* [Data excerpt]:
━━━━
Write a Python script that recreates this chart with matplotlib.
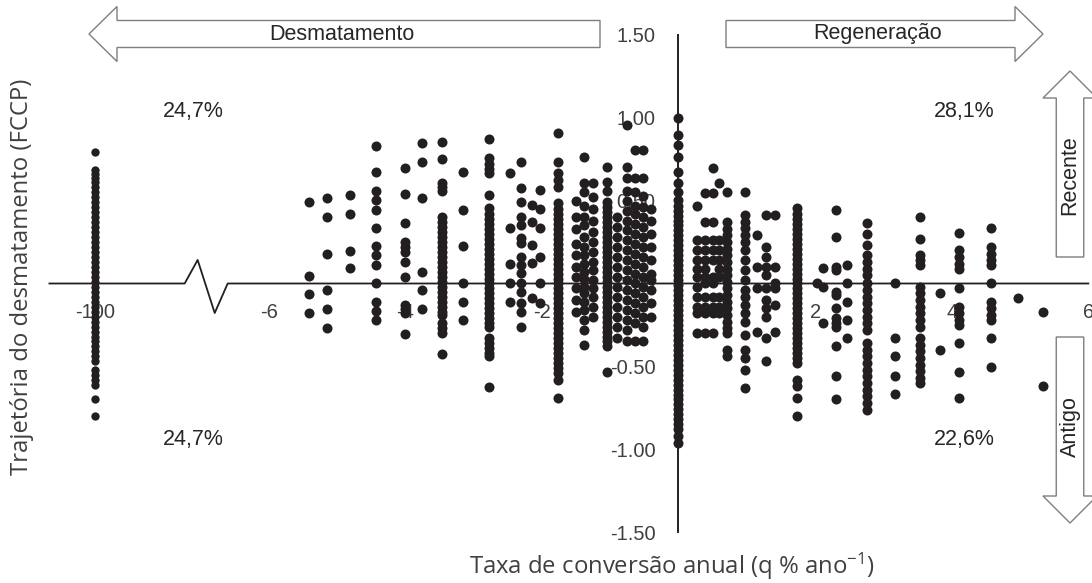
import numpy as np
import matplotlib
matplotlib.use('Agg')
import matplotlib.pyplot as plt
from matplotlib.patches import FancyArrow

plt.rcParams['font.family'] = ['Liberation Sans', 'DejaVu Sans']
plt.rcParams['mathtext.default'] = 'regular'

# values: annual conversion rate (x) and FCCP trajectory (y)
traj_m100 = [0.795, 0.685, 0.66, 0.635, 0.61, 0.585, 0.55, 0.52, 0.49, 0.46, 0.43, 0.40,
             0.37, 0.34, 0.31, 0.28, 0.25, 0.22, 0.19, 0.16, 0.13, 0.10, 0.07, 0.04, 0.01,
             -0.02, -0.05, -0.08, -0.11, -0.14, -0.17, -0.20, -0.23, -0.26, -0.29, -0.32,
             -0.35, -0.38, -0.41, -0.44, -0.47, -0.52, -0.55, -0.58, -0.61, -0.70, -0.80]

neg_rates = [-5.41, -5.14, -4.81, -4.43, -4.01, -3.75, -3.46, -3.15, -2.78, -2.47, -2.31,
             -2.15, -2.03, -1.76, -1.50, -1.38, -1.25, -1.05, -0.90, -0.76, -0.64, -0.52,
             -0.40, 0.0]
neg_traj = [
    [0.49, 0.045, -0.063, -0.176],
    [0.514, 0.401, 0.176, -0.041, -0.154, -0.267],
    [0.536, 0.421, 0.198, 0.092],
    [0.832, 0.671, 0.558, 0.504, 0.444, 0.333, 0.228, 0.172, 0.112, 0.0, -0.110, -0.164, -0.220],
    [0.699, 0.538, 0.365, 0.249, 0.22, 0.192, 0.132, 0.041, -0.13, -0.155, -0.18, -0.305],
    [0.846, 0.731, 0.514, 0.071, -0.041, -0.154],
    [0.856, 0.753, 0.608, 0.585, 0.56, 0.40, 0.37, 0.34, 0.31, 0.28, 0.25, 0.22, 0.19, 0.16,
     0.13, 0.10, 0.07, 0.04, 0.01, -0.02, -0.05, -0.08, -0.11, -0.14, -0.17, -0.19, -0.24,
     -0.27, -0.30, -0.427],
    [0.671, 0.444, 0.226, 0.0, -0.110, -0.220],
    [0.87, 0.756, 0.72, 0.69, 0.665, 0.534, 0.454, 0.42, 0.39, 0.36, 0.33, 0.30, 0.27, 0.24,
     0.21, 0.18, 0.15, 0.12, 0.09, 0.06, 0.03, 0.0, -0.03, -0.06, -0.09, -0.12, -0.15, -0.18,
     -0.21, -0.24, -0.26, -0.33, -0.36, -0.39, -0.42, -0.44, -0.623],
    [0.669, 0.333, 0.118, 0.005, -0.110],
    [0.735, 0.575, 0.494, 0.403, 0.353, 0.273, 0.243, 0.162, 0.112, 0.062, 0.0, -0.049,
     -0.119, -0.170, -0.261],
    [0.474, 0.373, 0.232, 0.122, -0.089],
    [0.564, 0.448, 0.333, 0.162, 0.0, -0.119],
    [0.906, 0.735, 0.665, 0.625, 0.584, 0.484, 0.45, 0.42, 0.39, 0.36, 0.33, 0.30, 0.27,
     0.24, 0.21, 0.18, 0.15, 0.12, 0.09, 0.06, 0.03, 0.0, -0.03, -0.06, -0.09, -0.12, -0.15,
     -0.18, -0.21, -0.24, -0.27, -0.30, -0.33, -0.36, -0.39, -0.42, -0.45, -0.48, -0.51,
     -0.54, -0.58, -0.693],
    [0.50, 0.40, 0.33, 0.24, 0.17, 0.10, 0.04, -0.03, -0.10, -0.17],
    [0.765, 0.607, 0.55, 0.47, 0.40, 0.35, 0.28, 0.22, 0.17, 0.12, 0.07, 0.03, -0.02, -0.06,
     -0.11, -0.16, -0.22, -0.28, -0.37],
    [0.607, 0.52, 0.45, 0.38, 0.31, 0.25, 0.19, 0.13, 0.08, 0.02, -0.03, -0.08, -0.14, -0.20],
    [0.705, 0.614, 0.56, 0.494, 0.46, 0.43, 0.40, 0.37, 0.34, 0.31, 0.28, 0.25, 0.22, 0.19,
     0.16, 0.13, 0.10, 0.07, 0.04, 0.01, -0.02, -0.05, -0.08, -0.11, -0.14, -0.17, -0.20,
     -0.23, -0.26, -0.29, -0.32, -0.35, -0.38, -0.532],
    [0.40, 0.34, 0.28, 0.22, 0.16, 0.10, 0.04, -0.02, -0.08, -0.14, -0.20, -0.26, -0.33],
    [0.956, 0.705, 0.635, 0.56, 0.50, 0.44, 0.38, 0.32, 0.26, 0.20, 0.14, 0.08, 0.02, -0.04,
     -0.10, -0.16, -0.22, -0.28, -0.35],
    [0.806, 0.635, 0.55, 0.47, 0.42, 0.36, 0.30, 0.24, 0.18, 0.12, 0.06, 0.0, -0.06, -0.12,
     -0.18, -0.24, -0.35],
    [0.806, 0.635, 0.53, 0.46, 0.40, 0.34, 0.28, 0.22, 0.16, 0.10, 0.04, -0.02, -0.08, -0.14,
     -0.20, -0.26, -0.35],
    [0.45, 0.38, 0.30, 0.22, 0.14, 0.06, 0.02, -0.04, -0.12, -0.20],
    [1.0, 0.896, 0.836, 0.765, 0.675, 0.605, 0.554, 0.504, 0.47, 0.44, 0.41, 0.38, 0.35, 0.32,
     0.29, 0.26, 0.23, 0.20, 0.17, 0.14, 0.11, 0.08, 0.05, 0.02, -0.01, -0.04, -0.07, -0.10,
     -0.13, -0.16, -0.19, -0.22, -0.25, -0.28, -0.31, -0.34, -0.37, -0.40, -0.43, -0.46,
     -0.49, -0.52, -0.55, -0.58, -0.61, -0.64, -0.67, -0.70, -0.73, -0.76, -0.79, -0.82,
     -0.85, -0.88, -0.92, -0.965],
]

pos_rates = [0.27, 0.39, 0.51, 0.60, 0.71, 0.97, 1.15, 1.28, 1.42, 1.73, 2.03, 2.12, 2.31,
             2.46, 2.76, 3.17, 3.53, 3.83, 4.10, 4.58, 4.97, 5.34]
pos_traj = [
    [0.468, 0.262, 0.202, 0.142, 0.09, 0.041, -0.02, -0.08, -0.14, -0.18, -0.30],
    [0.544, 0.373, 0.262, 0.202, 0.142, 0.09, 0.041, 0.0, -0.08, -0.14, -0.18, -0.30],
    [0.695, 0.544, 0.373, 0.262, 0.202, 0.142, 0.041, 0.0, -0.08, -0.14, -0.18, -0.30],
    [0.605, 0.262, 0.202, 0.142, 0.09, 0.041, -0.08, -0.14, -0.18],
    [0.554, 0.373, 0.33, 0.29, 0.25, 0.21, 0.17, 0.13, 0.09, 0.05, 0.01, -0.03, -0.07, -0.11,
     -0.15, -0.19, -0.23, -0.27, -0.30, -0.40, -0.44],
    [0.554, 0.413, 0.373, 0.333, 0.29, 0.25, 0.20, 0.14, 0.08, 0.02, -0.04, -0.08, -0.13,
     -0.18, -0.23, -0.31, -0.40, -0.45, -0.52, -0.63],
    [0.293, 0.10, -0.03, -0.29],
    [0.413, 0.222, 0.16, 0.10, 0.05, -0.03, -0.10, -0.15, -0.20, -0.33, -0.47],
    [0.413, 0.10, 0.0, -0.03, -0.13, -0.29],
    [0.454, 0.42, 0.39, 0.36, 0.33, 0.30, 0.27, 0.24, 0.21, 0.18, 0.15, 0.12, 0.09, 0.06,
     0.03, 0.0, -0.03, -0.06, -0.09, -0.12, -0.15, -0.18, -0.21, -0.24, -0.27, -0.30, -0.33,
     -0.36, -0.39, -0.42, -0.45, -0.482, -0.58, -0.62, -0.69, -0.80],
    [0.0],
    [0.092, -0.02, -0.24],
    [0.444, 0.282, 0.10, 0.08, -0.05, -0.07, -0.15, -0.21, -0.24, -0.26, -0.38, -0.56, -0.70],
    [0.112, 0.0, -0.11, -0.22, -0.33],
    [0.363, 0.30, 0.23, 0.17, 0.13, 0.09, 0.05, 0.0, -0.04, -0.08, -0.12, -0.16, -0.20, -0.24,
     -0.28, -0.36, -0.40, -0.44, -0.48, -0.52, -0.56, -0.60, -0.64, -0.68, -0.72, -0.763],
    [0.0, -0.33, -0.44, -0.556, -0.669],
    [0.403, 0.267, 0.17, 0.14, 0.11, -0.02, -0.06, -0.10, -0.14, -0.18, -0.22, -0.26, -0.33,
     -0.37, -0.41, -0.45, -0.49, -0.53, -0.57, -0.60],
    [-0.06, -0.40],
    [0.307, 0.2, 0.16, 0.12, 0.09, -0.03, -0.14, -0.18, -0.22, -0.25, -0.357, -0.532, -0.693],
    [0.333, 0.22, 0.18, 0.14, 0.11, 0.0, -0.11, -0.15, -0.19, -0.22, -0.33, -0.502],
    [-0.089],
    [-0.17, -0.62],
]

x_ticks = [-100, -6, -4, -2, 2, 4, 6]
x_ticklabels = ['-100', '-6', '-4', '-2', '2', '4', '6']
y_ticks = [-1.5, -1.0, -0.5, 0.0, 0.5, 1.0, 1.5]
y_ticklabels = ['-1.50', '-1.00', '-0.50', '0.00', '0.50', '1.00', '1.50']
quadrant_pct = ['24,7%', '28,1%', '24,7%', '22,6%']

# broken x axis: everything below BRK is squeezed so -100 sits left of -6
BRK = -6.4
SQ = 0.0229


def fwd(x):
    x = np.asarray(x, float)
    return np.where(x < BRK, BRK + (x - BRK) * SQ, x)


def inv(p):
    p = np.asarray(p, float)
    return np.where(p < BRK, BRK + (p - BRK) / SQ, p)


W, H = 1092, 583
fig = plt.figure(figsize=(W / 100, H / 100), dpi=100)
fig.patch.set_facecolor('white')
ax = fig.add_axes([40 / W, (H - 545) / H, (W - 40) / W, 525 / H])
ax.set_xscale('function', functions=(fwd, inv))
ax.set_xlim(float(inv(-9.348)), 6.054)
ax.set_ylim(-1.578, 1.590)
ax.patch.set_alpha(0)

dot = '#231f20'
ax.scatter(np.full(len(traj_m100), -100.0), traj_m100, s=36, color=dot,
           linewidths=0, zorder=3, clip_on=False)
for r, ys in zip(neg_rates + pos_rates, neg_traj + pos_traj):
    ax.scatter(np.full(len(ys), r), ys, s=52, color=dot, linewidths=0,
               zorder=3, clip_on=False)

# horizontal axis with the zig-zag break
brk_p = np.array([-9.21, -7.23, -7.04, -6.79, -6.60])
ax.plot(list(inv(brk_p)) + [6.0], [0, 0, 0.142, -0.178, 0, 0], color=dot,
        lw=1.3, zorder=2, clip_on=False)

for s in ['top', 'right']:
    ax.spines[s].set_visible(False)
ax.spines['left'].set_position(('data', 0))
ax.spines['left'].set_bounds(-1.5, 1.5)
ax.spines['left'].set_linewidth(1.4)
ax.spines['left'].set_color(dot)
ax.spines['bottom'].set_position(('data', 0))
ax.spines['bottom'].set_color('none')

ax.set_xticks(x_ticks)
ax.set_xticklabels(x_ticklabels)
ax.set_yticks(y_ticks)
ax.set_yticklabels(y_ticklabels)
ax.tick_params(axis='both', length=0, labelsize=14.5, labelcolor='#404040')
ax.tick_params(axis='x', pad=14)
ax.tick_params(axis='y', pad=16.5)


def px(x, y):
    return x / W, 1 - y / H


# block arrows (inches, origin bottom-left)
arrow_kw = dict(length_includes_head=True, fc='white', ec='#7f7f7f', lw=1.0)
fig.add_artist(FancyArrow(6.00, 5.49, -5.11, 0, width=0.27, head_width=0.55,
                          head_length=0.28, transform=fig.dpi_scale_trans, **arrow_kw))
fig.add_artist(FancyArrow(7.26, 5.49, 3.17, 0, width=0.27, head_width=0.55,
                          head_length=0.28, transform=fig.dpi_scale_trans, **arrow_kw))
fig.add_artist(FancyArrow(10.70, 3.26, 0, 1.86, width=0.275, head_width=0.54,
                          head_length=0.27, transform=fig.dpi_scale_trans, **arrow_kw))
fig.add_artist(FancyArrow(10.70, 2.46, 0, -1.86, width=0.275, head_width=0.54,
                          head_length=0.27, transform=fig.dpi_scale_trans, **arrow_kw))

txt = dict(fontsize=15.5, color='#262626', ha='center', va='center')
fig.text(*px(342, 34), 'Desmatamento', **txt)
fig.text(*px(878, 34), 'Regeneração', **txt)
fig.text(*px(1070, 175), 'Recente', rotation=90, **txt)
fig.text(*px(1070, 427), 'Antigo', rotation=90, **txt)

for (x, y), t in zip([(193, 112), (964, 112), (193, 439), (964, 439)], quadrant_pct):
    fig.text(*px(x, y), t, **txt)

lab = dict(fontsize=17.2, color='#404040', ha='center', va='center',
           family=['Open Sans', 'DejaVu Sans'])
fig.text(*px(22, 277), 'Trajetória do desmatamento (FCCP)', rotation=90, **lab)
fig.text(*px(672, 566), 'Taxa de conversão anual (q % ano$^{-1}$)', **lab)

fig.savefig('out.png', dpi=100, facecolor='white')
━━━━
* [The task]:
Pick each line holding the word "chart" out of the data and copy it.

* [Worked solution]:
Write a Python script that recreates this chart with matplotlib.

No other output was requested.